The Planters snack brand decided to pause its Super Bowl LIV ad campaign following the helicopter crash that claimed the lives of nine passengers, including NBA legend Kobe Bryant and his daughter, Gianna.

The campaign centers around the death of Planters’ mascot, Mr. Peanut. Last week, the peanut brand killed off their longtime mascot through a dramatic video advertisement. The video shows Mr. Peanut, along with actors Wesley Snipes and Matt Walsh, holding onto a branch after the Nutmobile swerved off of a cliff. As the branch started to break, one of the three passengers had to let go. Mr. Peanut then sacrificed himself, and fell on top of their car that later burst into flames. The legume’s official Twitter account later tweeted about the incident.

AdAge first reported the news of the campaign’s pause. Planters released a statement:

“We are saddened by this weekend’s news and Planters has paused all campaign activities, including paid media, and will evaluate next steps through a lens of sensitivity to those impacted by this tragedy.”

Planters has currently paused all paid advertisements set for social media channels such as Twitter and YouTube, but it is unknown how they will go about their already-paid-for ad for Super Bowl LIV. The advertisement is set to “broadcast Mr.
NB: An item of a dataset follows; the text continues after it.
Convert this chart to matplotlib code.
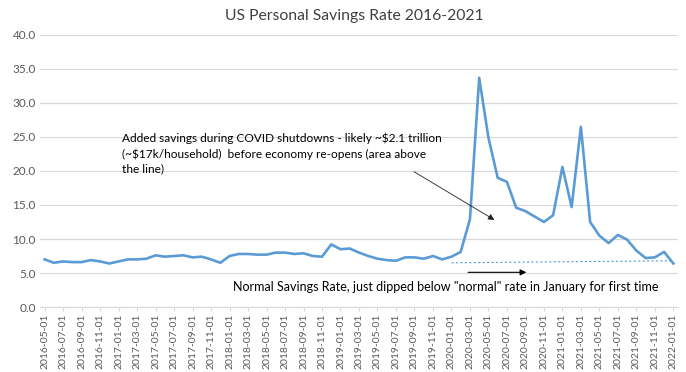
import numpy as np
import pandas as pd
from matplotlib import pyplot as plt

plt.rcParams['font.family'] = ['Lato', 'DejaVu Sans']

# monthly personal savings rate (%), 2016-05 .. 2022-01
months = pd.date_range('2016-05-01', '2022-01-01', freq='MS').strftime('%Y-%m-%d').tolist()
rate = [7.0, 6.5, 6.7, 6.6, 6.6, 6.9, 6.7, 6.4,
        6.7, 7.0, 7.0, 7.1, 7.6, 7.4, 7.5, 7.6, 7.3, 7.4, 7.0, 6.5,
        7.5, 7.8, 7.8, 7.7, 7.7, 8.0, 8.0, 7.8, 7.9, 7.5, 7.4, 9.2,
        8.5, 8.6, 8.0, 7.5, 7.1, 6.9, 6.8, 7.3, 7.3, 7.1, 7.5, 7.0,
        7.4, 8.1, 12.9, 33.7, 24.9, 19.0, 18.4, 14.6, 14.1, 13.3, 12.5, 13.5,
        20.6, 14.7, 26.5, 12.5, 10.5, 9.4, 10.6, 9.9, 8.3, 7.2, 7.3, 8.1,
        6.4]

# "normal" rate reference line, drawn from 2020-01 to 2022-01
normal_months = ['2020-01-01', '2022-01-01']
normal_rate = [6.5, 6.8]

yticks = np.arange(0, 45, 5)

x = np.arange(len(months))
idx = {m: i for i, m in enumerate(months)}

fig = plt.figure(figsize=(6.86, 3.72), dpi=100)
ax = fig.add_axes([0.0583, 0.1747, 0.93, 0.7313])

ax.plot(x, rate, color='#5B9BD5', lw=1.9, solid_joinstyle='round', zorder=3)
ax.plot([idx[m] for m in normal_months], normal_rate, color='#5B9BD5',
        lw=0.8, ls=(0, (2, 2)), zorder=2)

ax.set_xlim(-0.5, len(months) - 0.5)
ax.set_ylim(0, 40)
ax.set_yticks(yticks)
ax.set_yticklabels(['%.1f' % v for v in yticks], fontsize=8.5, color='#595959')
ax.grid(axis='y', color='#D9D9D9', lw=0.9)
ax.set_axisbelow(True)

ax.set_xticks(x[::2])
ax.set_xticklabels(months[::2], rotation=90, fontsize=7.5, color='#595959')
ax.tick_params(axis='y', length=0, pad=3)
ax.tick_params(axis='x', length=3, color='#D9D9D9', pad=2)

for s in ['top', 'right', 'left']:
    ax.spines[s].set_visible(False)
ax.spines['bottom'].set_color('#D9D9D9')

fig.text(0.517, 0.958, 'US Personal Savings Rate 2016-2021', ha='center', va='center',
         fontsize=11.3, color='#404040')

ax.text(idx['2017-01-01'] + 0.4, 25.6,
        'Added savings during COVID shutdowns - likely ~$2.1 trillion\n'
        '(~$17k/household)  before economy re-opens (area above\n'
        'the line)', fontsize=8.6, color='black', va='top', ha='left', linespacing=1.4)
ax.annotate('', xy=(48.9, 12.6), xytext=(39.7, 20.1),
            arrowprops=dict(arrowstyle='-|>', color='#202020', lw=0.6, mutation_scale=9))

ax.text(idx['2018-01-01'] + 0.4, 2.9,
        'Normal Savings Rate, just dipped below "normal" rate in January for first time',
        fontsize=9, color='black', va='center', ha='left')
ax.annotate('', xy=(52.4, 5.1), xytext=(45.5, 5.1),
            arrowprops=dict(arrowstyle='-|>', color='black', lw=0.8, mutation_scale=9))

fig.savefig('out.png', dpi=100)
Peanut’s funeral, so the world can mourn the loss of the beloved legume together” and will air during the game’s third quarter.

Why Do It In The First Place?

You, me, and many others are probably asking the same question: why? Why did Planters choose to go this route in the first place?

Mike Pierantozzi, group creative director at media agency VaynerMedia—who runs Planters’ campaigns—spoke with CNBC as to why they killed off the 104-year-old mascot. He mentioned how he and the agency spoke about how people react when fictional characters pass away, like Iron Man in Avengers: Endgame (Spoiler Alert), calling it a strange phenomeon. They then began to wonder how the world would react to the passing of Mr. Peanut.

“We did the unthinkable,” Pierantozzi said. “We created a program and an idea where Mr. Peanut dies, and dies specifically sacrificing himself for his friends, which has always been a tenet of who he is and what he does—he always puts others first.”

If you ask me, the entire concept is odd, especially basing it off of the death of fictional characters and celebrities. But I am very happy that they are pausing it in the wake of this terrible tragedy. We will just have to wait and see what route the whole campaign takes on Sunday.